En un momento determinado aparecieron los Beatles y aquel A Hard Day’s Night que sonaba como un objeto no identificado de manera abrupta en la radio. A la salida del colegio me detenía frente a las vitrinas del cine donde se proyectaba la película Qué noche la de aquel día, el cartel de los cuatros músicos sentados en unas sillas con sus nombres estampados supuso mi primera comunión con la modernidad. En el tocadiscos de mi hermano mayor se encadenaban el Dúo Dinámico, Adamo, Los Brincos, la trompeta de Roy Etzel y el vibrante timbre sonoro de Gelu. Y en eso llegó Nancy Sinatra y unas botas que no dejaban de caminar y girar en el tocadiscos a 45 r.p.m. La fotografía de la cantante en la portada del disco con un vestido minifalda y unas botas dio varias veces la vuelta al mundo en mi cabeza durante un tiempo.

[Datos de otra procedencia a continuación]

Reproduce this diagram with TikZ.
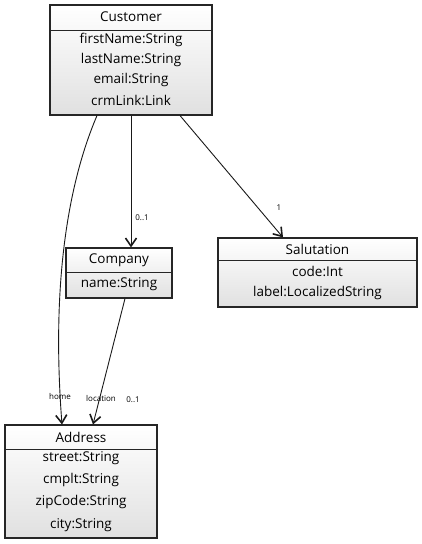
\documentclass[tikz,border=0pt]{standalone}
\usepackage{fontspec}
\setmainfont{Open Sans}
\usetikzlibrary{arrows.meta,shadows}
\begin{document}
\begin{tikzpicture}[x=1pt,y=-1pt,
  cls/.style={draw=black!85, line width=1.1pt, rectangle, inner sep=0pt,
    top color=white, bottom color=black!12,
    drop shadow={shadow xshift=1pt, shadow yshift=-1pt, fill=black!50, opacity=0.4}},
  txt/.style={font=\fontsize{13.5}{15}\selectfont, inner sep=0pt, anchor=center},
  lbl/.style={font=\fontsize{8}{9}\selectfont, inner sep=0pt},
  div/.style={draw=black!85, line width=1pt},
  edge/.style={draw=black!90, line width=0.9pt, -{Straight Barb[length=8pt,width=11pt,line width=1.6pt]}}
]
\useasboundingbox (0,0) rectangle (421,544);
% Customer
\node[cls, minimum width=162pt, minimum height=110pt] (cust) at (131,60) {};
\draw[div] (cust.west |- 0,30) coordinate (cd1) -- (cust.east |- 0,30) coordinate (cd2);
\node[txt] (custT) at (131,17) {Customer};
\node[txt] (custA1) at (131,40) {firstName:String};
\node[txt] (custA2) at (131,60) {lastName:String};
\node[txt] (custA3) at (131,80) {email:String};
\node[txt] (custA4) at (131,100) {crmLink:Link};
% Company
\node[cls, minimum width=106pt, minimum height=50pt] (comp) at (119,273) {};
\draw[div] (comp.west |- 0,272) coordinate (pd1) -- (comp.east |- 0,272) coordinate (pd2);
\node[txt] (compT) at (119,260) {Company};
\node[txt] (compA1) at (119,284) {name:String};
% Salutation
\node[cls, minimum width=199pt, minimum height=69pt] (sal) at (317.5,272.5) {};
\draw[div] (sal.west |- 0,260) coordinate (sd1) -- (sal.east |- 0,260) coordinate (sd2);
\node[txt] (salT) at (317.5,249) {Salutation};
\node[txt] (salA1) at (317.5,271) {code:Int};
\node[txt] (salA2) at (317.5,293) {label:LocalizedString};
% Address
\node[cls, minimum width=152pt, minimum height=113pt] (addr) at (81,481.5) {};
\draw[div] (addr.west |- 0,449) coordinate (ad1) -- (addr.east |- 0,449) coordinate (ad2);
\node[txt] (addrT) at (81,437) {Address};
\node[txt] (addrA1) at (81,458) {street:String};
\node[txt] (addrA2) at (81,480) {cmplt:String};
\node[txt] (addrA3) at (81,502) {zipCode:String};
\node[txt] (addrA4) at (81,525) {city:String};
% edges
\draw[edge] (cust.south) -- (cust.south |- comp.north);
\draw[edge] ([xshift=49pt]cust.south) -- ([xshift=-34.5pt]sal.north);
\draw[edge] ([xshift=-34pt]cust.south) .. controls +(-32,75) and +(-10,-130) .. ([xshift=-19pt]addr.north);
\draw[edge] ([xshift=6pt]comp.south) -- ([xshift=12pt]addr.north);
% labels
\node[lbl] (l1) at (142,218) {0..1};
\node[lbl] (l2) at (279,208) {1};
\node[lbl] (l3) at (60,396) {home};
\node[lbl] (l4) at (101,398) {location};
\node[lbl] (l5) at (133,400) {0..1};
\end{tikzpicture}
\end{document}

En esa primera división musical femenina de mi infancia ocupaba un lugar de honor Sandie Shaw desde que la había visto cantar con un vestido estilo Baby Doll y pies descalzos en el Festival de Eurovisión. La magia de la televisión en blanco y negro se fundía con la figura de la cantante inglesa. La discoteca familiar se iba incrementando en un totum revolutum donde aparecían los Rolling Stones, Procul Harum, Marisol, The Supremes, Juan & Junior, The Four Tops y el irresistible Soul Finger de la banda The Bar-Kays, una formación de músicos negros que ocultaban los dibujos pop de la portada del disco. Mis primeras inquietudes-y rebeldías sin causa- vinieron señaladas por las canciones de Joan Manuel Serrat y aquel misterioso-para mí- mensaje de «no radiable» que aparecía impreso en la canción Poco antes que den las diez. Primeros años del bachillerato. En poco tiempo había pasado del riff de Jimmy Page de Led Zeppelin a los versos de Machado en versión pop. Tampoco faltaron como música iniciática el álbum Bridge over troubled water de Simon&Garfunkel y el Tapestry de Carole King.

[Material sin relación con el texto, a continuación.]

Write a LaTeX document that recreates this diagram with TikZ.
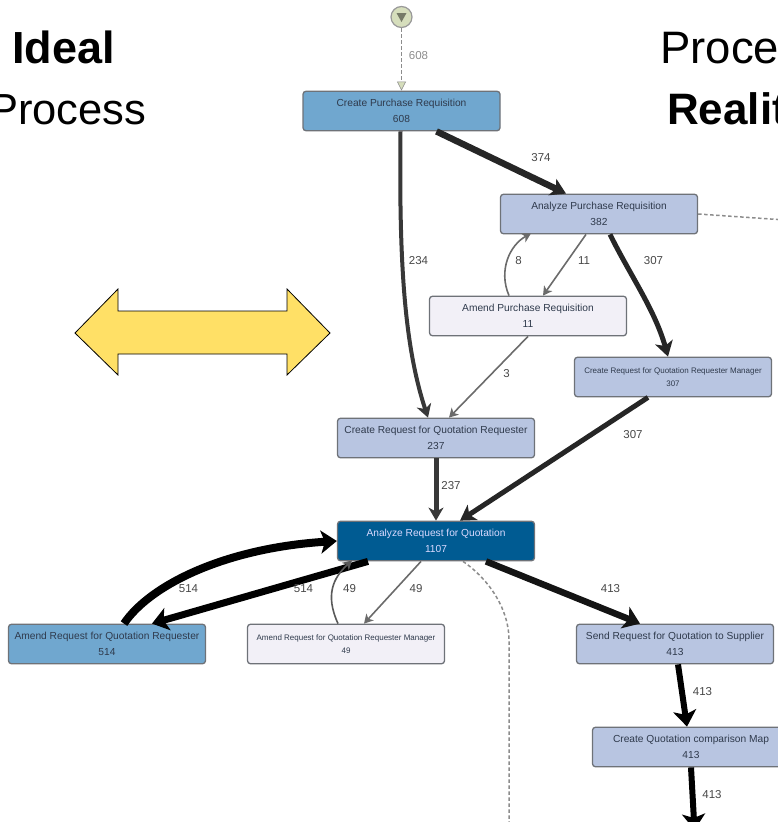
\documentclass[tikz,border=0pt]{standalone}
\usepackage{fontspec}
\setmainfont{Liberation Sans}
\usetikzlibrary{arrows.meta}
\definecolor{midblue}{HTML}{70A7CF}
\definecolor{paleblue}{HTML}{B8C5E1}
\definecolor{palewhite}{HTML}{F2F0F7}
\definecolor{deepblue}{HTML}{005B92}
\definecolor{boxedge}{HTML}{6E7278}
\definecolor{startfill}{HTML}{D6DEBC}
\definecolor{arrowyellow}{HTML}{FFE066}
\definecolor{boxtext}{HTML}{2F3A4C}
\tikzset{
  box/.style={draw=boxedge,line width=1.3pt,rounded corners=3pt,minimum width=197pt,minimum height=39.5pt,
    inner sep=0pt,align=center,text=boxtext,font=\fontsize{10.2}{16.5}\selectfont},
  tiny/.style={font=\fontsize{8}{13}\selectfont},
  edgelabel/.style={font=\fontsize{11.5}{12}\selectfont,text=black!72,inner sep=0pt},
  title/.style={font=\fontsize{43.5}{50}\selectfont,text=black,inner sep=0pt,anchor=base west},
  thin flow/.style={draw=black!58,line width=1.6pt,-{Stealth[length=9pt,width=10pt,inset=2.5pt]}},
  mid flow/.style={draw=black!78,line width=4pt,-{Stealth[length=13pt,width=15pt,inset=4pt]}},
  wide flow/.style={draw=black!85,line width=5pt,-{Stealth[length=15pt,width=18pt,inset=4pt]}},
  huge flow/.style={draw=black,line width=8pt,-{Stealth[length=16pt,width=23pt,inset=4pt]}},
  dash flow/.style={draw=black!45,line width=1.5pt,dash pattern=on 3.5pt off 2.5pt},
}
\begin{document}
\begin{tikzpicture}[x=1pt,y=-1pt]
\useasboundingbox (0,0) rectangle (778,822);
\clip (0,0) rectangle (778,822);
% titles
\node[title,font=\fontsize{45}{50}\selectfont\bfseries] (tideal) at (12,63) {Ideal};
\node[title] (tprocl) at (-11,124) {Process};
\node[title,font=\fontsize{45.5}{50}\selectfont] (tprocr) at (660,63) {Process};
\node[title,font=\fontsize{44}{50}\selectfont\bfseries] (treal) at (667,124) {Reality};
% double arrow
\draw[fill=arrowyellow,draw=black,line width=.8pt] (75,333) -- (118,289) -- (118,311) -- (287,311) -- (287,289)
  -- (330,333) -- (287,375) -- (287,354) -- (118,354) -- (118,375) -- cycle;
% nodes
\node[draw=black!40,fill=startfill,line width=1.2pt,circle,minimum size=21pt,inner sep=0pt] (start) at (401.5,17) {};
\fill[black!45!startfill] (396.5,13) -- (406.5,13) -- (401.5,22) -- cycle;
\node[box,fill=midblue] (cpr) at (401.5,111) {Create Purchase Requisition\\608};
\node[box,fill=paleblue] (apr) at (599,214) {Analyze Purchase Requisition\\382};
\node[box,fill=palewhite] (amp) at (528,316) {Amend Purchase Requisition\\11};
\node[box,tiny,fill=paleblue] (crm) at (673,377) {Create Request for Quotation Requester Manager\\307};
\node[box,fill=paleblue] (crr) at (436,438) {Create Request for Quotation Requester\\237};
\node[box,fill=deepblue,text=white!85!blue] (arq) at (436,541) {Analyze Request for Quotation\\1107};
\node[box,fill=midblue] (amr) at (107,644) {Amend Request for Quotation Requester\\514};
\node[box,tiny,fill=palewhite] (amm) at (346,644) {Amend Request for Quotation Requester Manager\\49};
\node[box,fill=paleblue] (srq) at (675,644) {Send Request for Quotation to Supplier\\413};
\node[box,fill=paleblue] (cqm) at (691,747) {Create Quotation comparison Map\\413};
\coordinate (offend) at (694.5,830);
\coordinate (dashendr) at (785,220);
\coordinate (dashendb) at (509,830);
% connectors
\draw[draw=black!45,line width=1.5pt,dash pattern=on 3.5pt off 2.5pt,-{Stealth[length=9pt,width=9pt,inset=0pt,fill=startfill,color=black!45,line width=.6pt,sep=0pt]}] (start) -- (cpr.north);
\draw[mid flow] ([xshift=-1pt]cpr.south) .. controls (399,260) and (404,345) .. ([xshift=-8pt]crr.north);
\draw[wide flow,line width=6.5pt] ([xshift=35pt]cpr.south) -- ([xshift=-33pt]apr.north);
\draw[wide flow] ([xshift=11pt]apr.south) .. controls (630,275) and (655,310) .. ([xshift=-5pt]crm.north);
\draw[thin flow] ([xshift=-13pt]apr.south) -- ([xshift=15pt]amp.north);
\draw[thin flow] ([xshift=-19pt]amp.north) .. controls (498,270) and (510,245) .. ([xshift=-68pt,yshift=1pt]apr.south);
\draw[thin flow] (amp.south) -- ([xshift=13pt]crr.north);
\draw[wide flow] ([xshift=-25pt]crm.south) -- ([xshift=24pt]arq.north);
\draw[mid flow,line width=5pt] (crr.south) -- (arq.north);
\draw[huge flow] ([xshift=17pt]amr.north) .. controls (150,585) and (225,548) .. (arq.west);
\draw[huge flow,line width=7pt] ([xshift=-68pt]arq.south) -- ([xshift=45pt]amr.north);
\draw[thin flow,draw=black!65] ([xshift=-8pt]amm.north) .. controls (325,595) and (333,578) .. ([xshift=-84pt,yshift=1pt]arq.south);
\draw[thin flow] ([xshift=-15pt]arq.south) -- ([xshift=18pt]amm.north);
\draw[huge flow,draw=black!92,line width=6.5pt] ([xshift=50pt]arq.south) -- ([xshift=-35pt]srq.north);
\draw[huge flow,line width=6pt] ([xshift=3pt]srq.south) -- ([xshift=-4pt]cqm.north);
\draw[huge flow,line width=6pt] (cqm.south) -- (offend);
\draw[dash flow] ([xshift=27pt]arq.south) .. controls (490,580) and (509,610) .. (509,640) -- (dashendb);
\draw[dash flow] (apr.east) -- (dashendr);
% edge labels
\node[edgelabel,text=black!45] (l1) at (418.5,56) {608};
\node[edgelabel] (l2) at (418.5,260.5) {234};
\node[edgelabel] (l3) at (541,157.5) {374};
\node[edgelabel] (l4) at (653.5,260.5) {307};
\node[edgelabel] (l5) at (584,260.5) {11};
\node[edgelabel] (l6) at (518.5,260.5) {8};
\node[edgelabel] (l7) at (506.5,373.5) {3};
\node[edgelabel] (l8) at (633,434.5) {307};
\node[edgelabel] (l9) at (451,485.5) {237};
\node[edgelabel] (l10) at (188.5,589) {514};
\node[edgelabel] (l11) at (303.5,589) {514};
\node[edgelabel] (l12) at (349.5,589) {49};
\node[edgelabel] (l13) at (416,589) {49};
\node[edgelabel] (l14) at (610.5,589) {413};
\node[edgelabel] (l15) at (702.5,692) {413};
\node[edgelabel] (l16) at (712,795) {413};
\end{tikzpicture}
\end{document}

Afortunadamente en un momento de mi adolescencia se cruzó en mi camino David Bowie, «Ch-ch-ch-ch-changes» y el mundo y la vida parecía más diverso, complejo y sobre todo lleno de fantasía. Ahora en la cadena de música que había sustituido al viejo tocadiscos, las canciones de Bowie llegaban de otros mundos lejanos donde los hombres podían llevar maquillaje y pelos de colores como sugerían las portadas de sus discos. Mi nómina de cantautores se incrementó con otras sensibilidades, por la banda italiana, Lucio Battisti, Lucio Dalla, y por la brasileña, Chico Buarque, Caetano Veloso y el maestro, Joao Gilberto, mientras se sumaban otros géneros o redescubría otras voces. Años de insurgencia musical. Cada nuevo descubrimiento se encadenaba con otro y así pasaba de la diva egipcia Umm Kalzum al ritmo boogaloo de La Lupe. El bandoneón de Astor Piazzolla le daba la vuelta al tango y las canciones de Gato Pérez hacían otro tanto con la rumba catalana. La canción francesa ya no acababa en Brel y Brassens, continuaba con Françoise Hardy, Barbara, y también Gainsbourg cantando La Marsellesa a ritmo reggae y sumando nuevos escándalos.

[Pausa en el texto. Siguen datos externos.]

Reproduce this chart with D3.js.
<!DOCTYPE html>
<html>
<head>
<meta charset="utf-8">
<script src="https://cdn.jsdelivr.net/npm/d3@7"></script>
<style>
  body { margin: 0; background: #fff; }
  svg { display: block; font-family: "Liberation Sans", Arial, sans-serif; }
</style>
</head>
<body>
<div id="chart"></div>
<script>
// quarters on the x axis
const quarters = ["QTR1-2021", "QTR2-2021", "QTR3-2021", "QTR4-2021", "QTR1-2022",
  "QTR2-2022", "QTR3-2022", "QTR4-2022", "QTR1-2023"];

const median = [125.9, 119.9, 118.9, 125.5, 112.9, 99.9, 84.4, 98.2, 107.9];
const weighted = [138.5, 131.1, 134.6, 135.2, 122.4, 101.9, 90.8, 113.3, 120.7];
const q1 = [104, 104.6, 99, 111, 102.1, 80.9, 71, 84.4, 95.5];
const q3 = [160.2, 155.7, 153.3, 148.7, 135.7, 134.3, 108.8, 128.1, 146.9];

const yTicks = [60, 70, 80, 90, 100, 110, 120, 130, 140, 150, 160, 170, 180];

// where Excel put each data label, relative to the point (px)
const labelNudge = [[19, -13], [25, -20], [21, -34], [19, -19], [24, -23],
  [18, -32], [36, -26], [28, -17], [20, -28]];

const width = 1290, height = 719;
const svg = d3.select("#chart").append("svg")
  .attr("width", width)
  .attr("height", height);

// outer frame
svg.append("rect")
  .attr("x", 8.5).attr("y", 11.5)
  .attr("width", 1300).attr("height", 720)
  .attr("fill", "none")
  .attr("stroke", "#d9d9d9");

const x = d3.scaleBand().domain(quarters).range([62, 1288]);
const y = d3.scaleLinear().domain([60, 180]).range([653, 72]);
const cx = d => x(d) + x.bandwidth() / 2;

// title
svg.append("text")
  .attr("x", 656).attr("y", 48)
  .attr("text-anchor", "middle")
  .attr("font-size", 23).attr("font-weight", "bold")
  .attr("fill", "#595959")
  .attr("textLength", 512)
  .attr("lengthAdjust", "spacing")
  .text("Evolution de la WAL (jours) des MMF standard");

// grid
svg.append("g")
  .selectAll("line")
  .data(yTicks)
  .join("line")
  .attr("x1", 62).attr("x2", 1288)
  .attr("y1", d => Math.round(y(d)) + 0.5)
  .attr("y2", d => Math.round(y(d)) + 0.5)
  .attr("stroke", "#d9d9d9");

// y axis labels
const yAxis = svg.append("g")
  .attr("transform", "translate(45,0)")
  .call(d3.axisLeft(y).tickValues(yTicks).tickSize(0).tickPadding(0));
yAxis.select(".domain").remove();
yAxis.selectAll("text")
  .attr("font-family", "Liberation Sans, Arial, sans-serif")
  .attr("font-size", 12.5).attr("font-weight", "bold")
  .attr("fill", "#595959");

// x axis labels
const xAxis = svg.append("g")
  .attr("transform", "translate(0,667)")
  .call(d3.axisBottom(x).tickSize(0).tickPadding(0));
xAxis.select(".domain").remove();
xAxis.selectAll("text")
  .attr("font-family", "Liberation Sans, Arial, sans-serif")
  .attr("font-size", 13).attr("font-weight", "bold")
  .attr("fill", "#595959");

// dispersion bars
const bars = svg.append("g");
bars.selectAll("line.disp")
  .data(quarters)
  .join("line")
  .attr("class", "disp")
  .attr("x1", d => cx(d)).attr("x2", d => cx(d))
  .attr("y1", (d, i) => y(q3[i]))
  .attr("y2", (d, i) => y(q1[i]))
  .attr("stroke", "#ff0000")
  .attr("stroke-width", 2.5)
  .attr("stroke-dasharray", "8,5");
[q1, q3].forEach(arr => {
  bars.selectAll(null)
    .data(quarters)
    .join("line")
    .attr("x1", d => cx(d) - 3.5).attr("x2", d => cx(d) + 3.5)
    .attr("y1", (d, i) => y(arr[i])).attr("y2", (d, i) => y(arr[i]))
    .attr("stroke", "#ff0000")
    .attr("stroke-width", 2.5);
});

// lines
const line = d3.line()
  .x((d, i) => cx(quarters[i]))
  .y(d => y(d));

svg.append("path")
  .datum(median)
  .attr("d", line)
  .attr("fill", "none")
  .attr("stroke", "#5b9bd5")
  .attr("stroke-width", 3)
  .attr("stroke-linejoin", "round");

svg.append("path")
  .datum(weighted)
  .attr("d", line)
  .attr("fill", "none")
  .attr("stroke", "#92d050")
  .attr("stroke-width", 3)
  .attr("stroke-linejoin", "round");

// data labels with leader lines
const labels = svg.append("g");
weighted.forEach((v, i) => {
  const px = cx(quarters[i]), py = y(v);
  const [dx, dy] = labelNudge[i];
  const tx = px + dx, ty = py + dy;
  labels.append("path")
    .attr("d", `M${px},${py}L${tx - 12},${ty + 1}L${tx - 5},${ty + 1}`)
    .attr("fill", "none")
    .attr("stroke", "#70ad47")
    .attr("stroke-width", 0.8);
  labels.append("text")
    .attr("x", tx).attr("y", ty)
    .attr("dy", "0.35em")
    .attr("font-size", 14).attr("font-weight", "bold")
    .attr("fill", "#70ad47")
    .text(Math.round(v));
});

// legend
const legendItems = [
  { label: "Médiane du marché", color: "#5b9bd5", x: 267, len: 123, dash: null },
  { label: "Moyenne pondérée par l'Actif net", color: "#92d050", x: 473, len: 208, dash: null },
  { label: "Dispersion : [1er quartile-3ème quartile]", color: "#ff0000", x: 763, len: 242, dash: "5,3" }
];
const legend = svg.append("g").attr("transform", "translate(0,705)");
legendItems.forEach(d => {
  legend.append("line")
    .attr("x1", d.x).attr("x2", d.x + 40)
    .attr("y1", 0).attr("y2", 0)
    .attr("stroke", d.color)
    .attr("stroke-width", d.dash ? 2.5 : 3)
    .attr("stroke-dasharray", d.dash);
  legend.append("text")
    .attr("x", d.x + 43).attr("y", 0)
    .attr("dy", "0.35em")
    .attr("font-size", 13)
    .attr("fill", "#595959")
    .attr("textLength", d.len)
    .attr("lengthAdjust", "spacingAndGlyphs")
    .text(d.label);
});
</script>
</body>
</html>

Ahora, cuando escucho las canciones en Spotify u otras plataformas, en el móvil o en el ordenador, de algunas de aquellas bandas sonoras, irremediablemente me invade cierta melancolía, el recuerdo de un tiempo en el que un disco girando en el tocadiscos era una experiencia que podía cambiar tu vida. O así me lo parecía a mí.